Besides what has already been said, there was indeed a related thought experiment in the past exploring the flexibility of Substrate framework. We know Ethereum block structures vs Polkadot/Substrate are vastly different. There are different encoding strategies, different block processing rules and different consensus. Still, would it be possible to write an Ethereum node using purely the Substrate framework? Once we have that, then upgrading Ethereum mainnet to Substrate would just be a simple hard fork away (which is no more complicated than just a Substrate runtime upgrade), and we have accomplished our goals.
We find this possible, using a design called wrapper block. What we're doing is basically to re-group an Ethereum data structure while maintaining the original sealing. In this particular case for Ethereum, all Ethereum transactions are mapped onto Substrate extrinsics. We map one or several additional inherent extrinsics for the uncle headers, receipts, coinbase, miner seals, as well as other information in the original block. The block processing strategy is then as follows:
- In runtime, we validate transactions using
pallet-evm
and pallet-ethereum
, and check information such as gas limits, receipts, uncles.
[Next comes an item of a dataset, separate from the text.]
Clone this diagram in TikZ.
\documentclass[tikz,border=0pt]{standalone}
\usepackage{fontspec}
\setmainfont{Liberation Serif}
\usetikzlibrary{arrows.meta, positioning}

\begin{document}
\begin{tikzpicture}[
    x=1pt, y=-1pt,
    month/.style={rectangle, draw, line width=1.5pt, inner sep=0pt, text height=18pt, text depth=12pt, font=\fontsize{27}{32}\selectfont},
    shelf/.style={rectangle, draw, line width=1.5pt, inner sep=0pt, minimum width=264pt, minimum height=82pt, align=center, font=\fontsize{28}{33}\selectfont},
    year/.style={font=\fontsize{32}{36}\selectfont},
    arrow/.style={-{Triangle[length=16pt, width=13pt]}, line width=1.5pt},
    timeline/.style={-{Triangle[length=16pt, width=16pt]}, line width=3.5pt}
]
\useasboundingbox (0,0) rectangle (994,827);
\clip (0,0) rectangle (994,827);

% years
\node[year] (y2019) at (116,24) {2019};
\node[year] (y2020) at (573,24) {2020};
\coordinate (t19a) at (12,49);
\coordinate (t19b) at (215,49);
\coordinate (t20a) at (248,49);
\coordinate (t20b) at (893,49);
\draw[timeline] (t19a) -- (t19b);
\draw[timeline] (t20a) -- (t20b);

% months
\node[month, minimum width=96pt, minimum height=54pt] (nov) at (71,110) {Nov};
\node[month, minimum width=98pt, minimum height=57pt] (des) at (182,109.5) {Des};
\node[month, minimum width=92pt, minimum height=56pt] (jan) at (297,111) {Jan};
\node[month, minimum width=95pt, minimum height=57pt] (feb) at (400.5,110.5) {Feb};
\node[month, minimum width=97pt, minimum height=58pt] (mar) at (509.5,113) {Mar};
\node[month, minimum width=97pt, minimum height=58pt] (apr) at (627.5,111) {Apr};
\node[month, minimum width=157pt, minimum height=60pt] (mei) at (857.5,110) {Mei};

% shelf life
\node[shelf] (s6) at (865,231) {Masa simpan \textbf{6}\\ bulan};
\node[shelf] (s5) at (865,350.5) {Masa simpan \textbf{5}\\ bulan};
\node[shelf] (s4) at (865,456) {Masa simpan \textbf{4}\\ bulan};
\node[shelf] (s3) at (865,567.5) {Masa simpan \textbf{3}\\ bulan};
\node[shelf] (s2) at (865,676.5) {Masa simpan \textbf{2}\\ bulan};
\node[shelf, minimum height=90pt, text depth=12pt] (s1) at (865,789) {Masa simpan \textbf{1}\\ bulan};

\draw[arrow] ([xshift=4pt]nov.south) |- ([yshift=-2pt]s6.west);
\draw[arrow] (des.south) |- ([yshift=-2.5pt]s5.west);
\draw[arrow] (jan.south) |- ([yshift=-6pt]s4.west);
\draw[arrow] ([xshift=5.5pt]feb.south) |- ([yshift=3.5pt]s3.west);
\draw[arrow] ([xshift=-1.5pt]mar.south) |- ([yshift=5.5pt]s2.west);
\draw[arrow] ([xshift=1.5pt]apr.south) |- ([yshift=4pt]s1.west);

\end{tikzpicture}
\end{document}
- In consensus, we re-build the original Ethereum block from the Substrate block (because information are one-to-one mapped), and using that Ethereum block to verify the miner seal.
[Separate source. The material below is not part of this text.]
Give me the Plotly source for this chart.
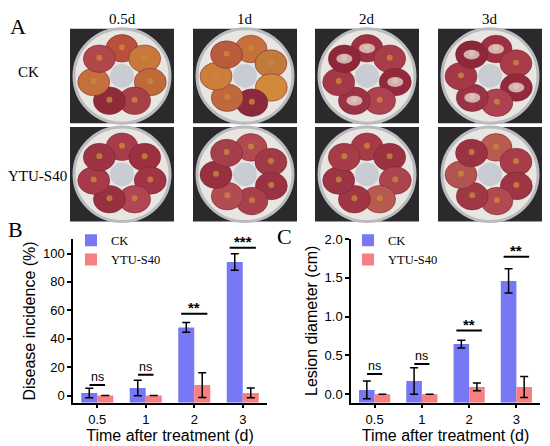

The deployment then becomes unobtrusive. This new Substrate node will be built just as another Ethereum client. In the beginning, we run another Ethereum client alongside of this Substrate node so that we don't need to re-create the devp2p networking protocol. This Ethereum node is then responsible for feeding all the past block data into the Substrate node, which it will happily convert into the wrapper block discussed above (using the one-to-one mapping). The Substrate node will contain its own, newly developed genesis code, with all Substrate-specific modules disabled. This allows it to sync together with the mainnet, and even exposing Ethereum-specific RPCs. Once the time comes and the community reaches consensus, only a runtime upgrade is due to enable those Substrate-specific modules. This will cause the Substrate node to de-sync from Ethereum client in the activation block, and enable access to things like on-chain governance. The upgrade is then complete.
Due to obvious reasons, the full wrapper block strategy was never (not yet?) fully developed. This does not mean it's abandoned, but just there are currently not enough interest in it. In Frontier, you can find those "architectural holes" we left in the code (for example, pre-runtime transaction processing) allowing us to quickly extend it if one day we decide to support a full wrapper block design.